Milius happily obliges:
“It would have been a lot different! The movie now is kinda’ a poor man’s ‘Butch Cassidy [and the Sundance Kid]’ or something… it’s a very kind of fritzy, almost I hate to say it, a Beverly Hills western. There’s a feeling to it now that wasn’t there originally. It’s a much stronger movie in the screenplay.”
From there, the two discuss the Milius movie that never was, and how Paul Newman got in the way of the gritty reality the writer was trying to achieve. The conversation flows naturally, but with purpose. Tarantino is not looking to stroke ego. He wants to know how “Mr. Macho” reflects on his perception.
No critic, including me, can describe Milius without also discussing machismo. Milius is not surprised by how others react to his movies, but he also believes film writers lazily rely on assumptions established by the previous guard. “Machismo” gets planted early, and it sticks. Is shaking the concept the responsibility of the director, or the person doomed to illuminate his work?
Sticking with The Life and Times of Judge Roy Bean, Tarantino challenges Milius as a chauvinist by labeling the script as romantic, pointing to three specific sequences:
“First there’s the way he feels and speaks about Lily Langtry (the famous stage actress he loves from afar), then there’s the scene in the desert with Maria Elena (Victoria Principal). And he asks her what she wants? And she says, I’d like a box you open it and it makes song. He says, Ya’ mean a music box? Why I’d get ya’ a pipe organ! Then he sings “The Yellow Rose of Texas” to her. He’s old and crusty, but in his own way romantic and eloquent.”
Milius concurs, stating that all of his films are filled with “rapid romanticism.” Tarantino rolls with it, continuing to listen to how Milius’ script for The Life and Times of Judge Roy Bean was better than the film we got. They go back and forth for a bit on the heart beating beneath all the violence, but Tarantino offers another provocation.
Jumping over to Dillinger, Tarantino tells Milius that the only scene in the whole film that doesn’t work is the romantic montage between Warren Oates and Michelle Phillips, which lands with a thud in the middle. He tells Milius that the sequence plays as if his heart wasn’t in it, and the director takes it. When Tarantino says Phillips defending her man with a Tommy Gun during the climax to be the more passionate incident, Milius agrees. Loyalty being the most romantic action of all, and this notion would later infect Tarantino’s Pulp Fiction, where he would insert Milius’ “if people are loyal to each other, that’s very meaningful” directly into the mouth of Vincent Vega (John Travolta).
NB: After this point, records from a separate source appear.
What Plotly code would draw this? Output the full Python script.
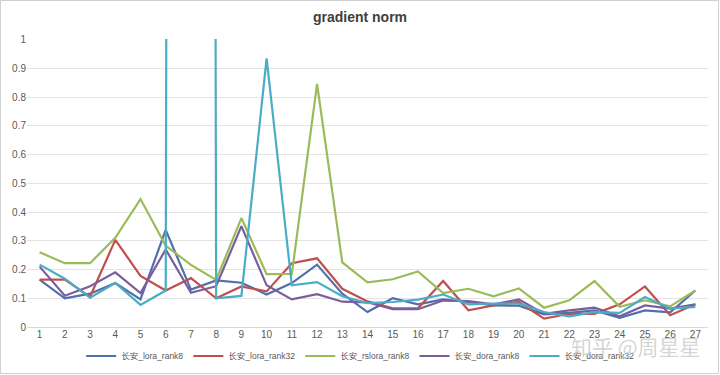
import plotly.graph_objects as go

steps = list(range(1, 28))

lora_rank8 = [0.165, 0.100, 0.116, 0.153, 0.096, 0.338, 0.130, 0.162, 0.154, 0.113,
              0.153, 0.217, 0.116, 0.052, 0.100, 0.079, 0.096, 0.087, 0.075, 0.074,
              0.044, 0.049, 0.058, 0.032, 0.058, 0.051, 0.127]
lora_rank32 = [0.165, 0.165, 0.105, 0.303, 0.178, 0.127, 0.170, 0.100, 0.141, 0.124,
               0.222, 0.239, 0.133, 0.089, 0.065, 0.065, 0.160, 0.058, 0.075, 0.087,
               0.029, 0.046, 0.046, 0.079, 0.141, 0.041, 0.079]
rslora_rank8 = [0.260, 0.222, 0.222, 0.310, 0.445, 0.283, 0.216, 0.164, 0.379, 0.184,
                0.185, 0.846, 0.225, 0.155, 0.166, 0.193, 0.118, 0.133, 0.107, 0.134,
                0.067, 0.093, 0.160, 0.070, 0.093, 0.072, 0.127]
dora_rank8 = [0.210, 0.109, 0.142, 0.190, 0.118, 0.270, 0.119, 0.142, 0.351, 0.145,
              0.096, 0.114, 0.088, 0.086, 0.062, 0.062, 0.092, 0.090, 0.079, 0.096,
              0.046, 0.058, 0.067, 0.037, 0.075, 0.064, 0.079]
dora_rank32 = [0.217, 0.168, 0.102, 0.153, 0.077, 0.127, 40.0, 0.100, 0.108, 0.935,
               0.145, 0.156, 0.107, 0.083, 0.087, 0.095, 0.113, 0.079, 0.081, 0.081,
               0.052, 0.037, 0.052, 0.049, 0.104, 0.064, 0.070]

series_names = ["长安_lora_rank8", "长安_lora_rank32", "长安_rslora_rank8",
                "长安_dora_rank8", "长安_dora_rank32"]
series_values = [lora_rank8, lora_rank32, rslora_rank8, dora_rank8, dora_rank32]
colors = ["#4F6FAE", "#C0504D", "#9BBB59", "#7A5E9C", "#4BACC6"]

y_ticks = [round(i * 0.1, 1) for i in range(11)]
y_labels = ["0", "0.1", "0.2", "0.3", "0.4", "0.5", "0.6", "0.7", "0.8", "0.9", "1"]

font_family = "Liberation Sans, Arial, Noto Sans CJK SC, sans-serif"

fig = go.Figure()
for name, vals, col in zip(series_names, series_values, colors):
    fig.add_trace(go.Scatter(x=steps, y=vals, mode="lines", name=name,
                             line=dict(color=col, width=2.2)))

W, H = 681, 288
L, T = 27, 39


def px_x(p):
    return (p - L) / W


def px_y(p):
    return (T + H - p) / H


fig.update_layout(
    width=720, height=375,
    margin=dict(l=L, r=720 - L - W, t=T, b=375 - T - H, autoexpand=False),
    paper_bgcolor="white", plot_bgcolor="white",
    font=dict(family=font_family, color="#595959", size=10),
    title=dict(text="<b>gradient norm</b>", x=0.5, xanchor="center",
               y=1 - 17 / 375, yanchor="middle",
               font=dict(size=14, color="#404040", family=font_family)),
    xaxis=dict(range=[0.5, 27.5], tickmode="array", tickvals=steps,
               ticktext=[str(s) for s in steps], showgrid=False, zeroline=False,
               showline=False, ticks="", tickfont=dict(size=10, color="#595959"),
               automargin=False, fixedrange=True),
    yaxis=dict(range=[0, 1.002], tickmode="array", tickvals=y_ticks, ticktext=y_labels,
               showgrid=True, gridcolor="#E4E4E4", gridwidth=1, zeroline=True,
               zerolinecolor="#D9D9D9", zerolinewidth=1, showline=False, ticks="",
               tickfont=dict(size=10, color="#595959"), automargin=False),
    legend=dict(orientation="h", x=0.49, xanchor="center", y=px_y(356), yanchor="middle",
                font=dict(size=8.5, color="#595959"), itemwidth=30,
                bgcolor="rgba(0,0,0,0)", tracegroupgap=0),
    showlegend=True,
    shapes=[dict(type="rect", xref="paper", yref="paper",
                 x0=px_x(0.5), x1=px_x(718.5), y0=px_y(0.5), y1=px_y(373.5),
                 line=dict(color="#D0D0D0", width=1), fillcolor="rgba(0,0,0,0)",
                 layer="below")],
    annotations=[dict(text="知乎 @周星星", xref="paper", yref="paper",
                      x=px_x(636), y=px_y(346), xanchor="center", yanchor="middle",
                      showarrow=False,
                      font=dict(size=21, color="rgba(195,195,195,0.7)",
                                family="Noto Sans CJK SC, sans-serif"))],
)

fig.write_html("out.html", post_script="document.body.style.margin='0';",
               config={"displayModeBar": False})
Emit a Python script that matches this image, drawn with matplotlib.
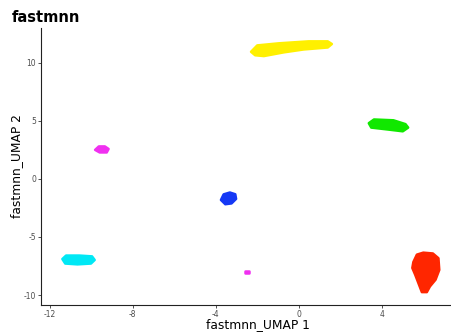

This chunk of the discussion concludes with the two celebrating the greatness of William Smith, whom Milius contemplates as a possibly better choice for Dillinger. Whatever. He got the man to be Conan’s dad, and that’s all kinds of perfect.
What you see in this brief exchange are two guys who love talking about movies. Tarantino wants in on the meat of his favorite films, and Milius serves him a plate of bloody steak because the kid doesn’t merely deliver praise. The difficulty of so many interviews occurs when you come supplied with questions. You need them, but keep them in your back pocket. The conversation is the point. You have to go where it goes.
Tarantino is a man on a mission. This twenty-year-old wants in on the craft. Milius is willing, and game recognizes game. The kid wouldn’t have found his way into a part-two through fawning or a wedged agenda. Tarantino got the gold because he met Milius’ passion with his own, had a point of view apart from Milius, and didn’t brown-nose his way into pap responses.
Now, we wait for Tarantino to post the rest of this epic chat.